The announcement that the American firm, Stream, is creating almost a thousand new jobs in East Belfast will take some of the heat off at least one local MLA, the beleaguered First Minister Peter Robinson. His party has been rattled by allegations – from some of the most strident voices in the loyalist community – of ‘neglect’ of working class Protestant areas. The jobs-boost will quieten those critics for a while, although I doubt whether Mr Robinson will be given much long-term credit by his ‘in-house’ detractors.
While welcomed on Laganside, news of the expansion was received with stunned and perplexed disbelief in Derry, where people feel like they’ve been mugged.
It’s ironic that one Programme for Government commitment – concerning the Maze-Long Kesh project – is regarded as a deal-breaker, while another “addressing regional imbalance as we move ahead” – is not. It really has come to a sorry pass when the only people even talking about the need to “rebalance” the economy are the Tories, and their “semi-detached” Secretary of State Theresa Villiers.
Stream used to run a substantial call centre in Derry, at one point employing up to one thousand people. What a coincidence. The operation there began to stutter around the time the downturn hit, finally giving up the ghost in 2011. The company now maintains a spectral presence of only 15 staff in Derry. The whiff of rodent is almost over-powering.

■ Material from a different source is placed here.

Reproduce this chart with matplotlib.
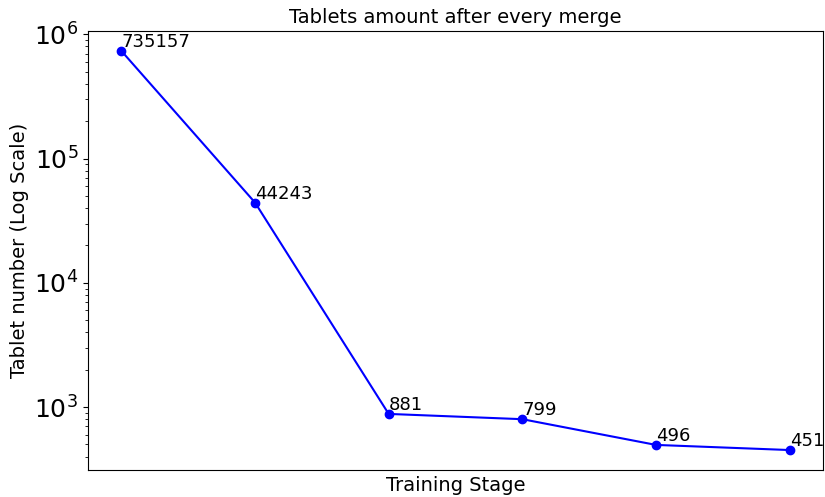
import matplotlib
matplotlib.use('Agg')
import matplotlib.pyplot as plt

# tablets left after each merge stage
stages = [0, 1, 2, 3, 4, 5]
tablets = [735157, 44243, 881, 799, 496, 451]

fig = plt.figure(figsize=(8.25, 4.97), dpi=100)
ax = fig.add_axes([88/825, 1 - 470/497, (823 - 88)/825, (470 - 31)/497])
ax.plot(stages, tablets, marker='o', color='blue')
ax.set_yscale('log')

for x, y in zip(stages, tablets):
    ax.text(x, y, str(y), fontsize=13, va='bottom')

ax.set_xticks([])
ax.tick_params(axis='y', labelsize=18)
ax.set_title('Tablets amount after every merge', fontsize=14)
ax.set_xlabel('Training Stage', fontsize=14)
ax.set_ylabel('Tablet number (Log Scale)', fontsize=14)

fig.savefig('out.png', dpi=100)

I’ve no doubt that most people in East Belfast will say that “Londonderry” should take its oil. But the revelation that the East Belfast jobs deal was lubricated by £3m of Invest Northern Ireland cash makes the announcement that bit harder to swallow in the North West, where unemployment – once endemic – now feels like a contagion. It is frightening that in August – two thirds of the way through its stint as UK City of Culture – there were more people signing on in Derry than at the end of last year.
Among them, I assume, were people who worked for Stream in the past. I have no doubt that they are still perfectly capable of doing so. The company’s reasons for developing its Belfast operation sound unconvincing. I can think of three million better ones.
Executive ministers must have racked up frequent-flyer bonuses aplenty as they traversed the globe – from Brazil to China – trying to drum up business. If investors in far-off Rio and Beijing can be induced to commit to Northern Ireland, then why can’t they be encouraged to go the extra mile (well, 75 miles, actually), and locate in the North West? If there are logistical, or infrastructural, or skills-deficit barriers to such investment, then why aren’t these being tackled? What of the other PfG commitment to “develop the ‘One Plan’ for the regeneration of Derry/Londonderry”?
There has been much talk, on both sides of the Assembly floor, of the need to build a “shared” future. In the Stormont bubble, that energy has been concentrated exclusively on our very narrow definition of ‘culture’. It should be applied with even more fervour, and much greater urgency, to economic development.
I will watch with interest to see how Stream develops its Northern Ireland operation in future; in which constituencies it creates new jobs; and how INI supports it. I will, of course, apply the same level of scrutiny to other economic development as well, with equal fervour.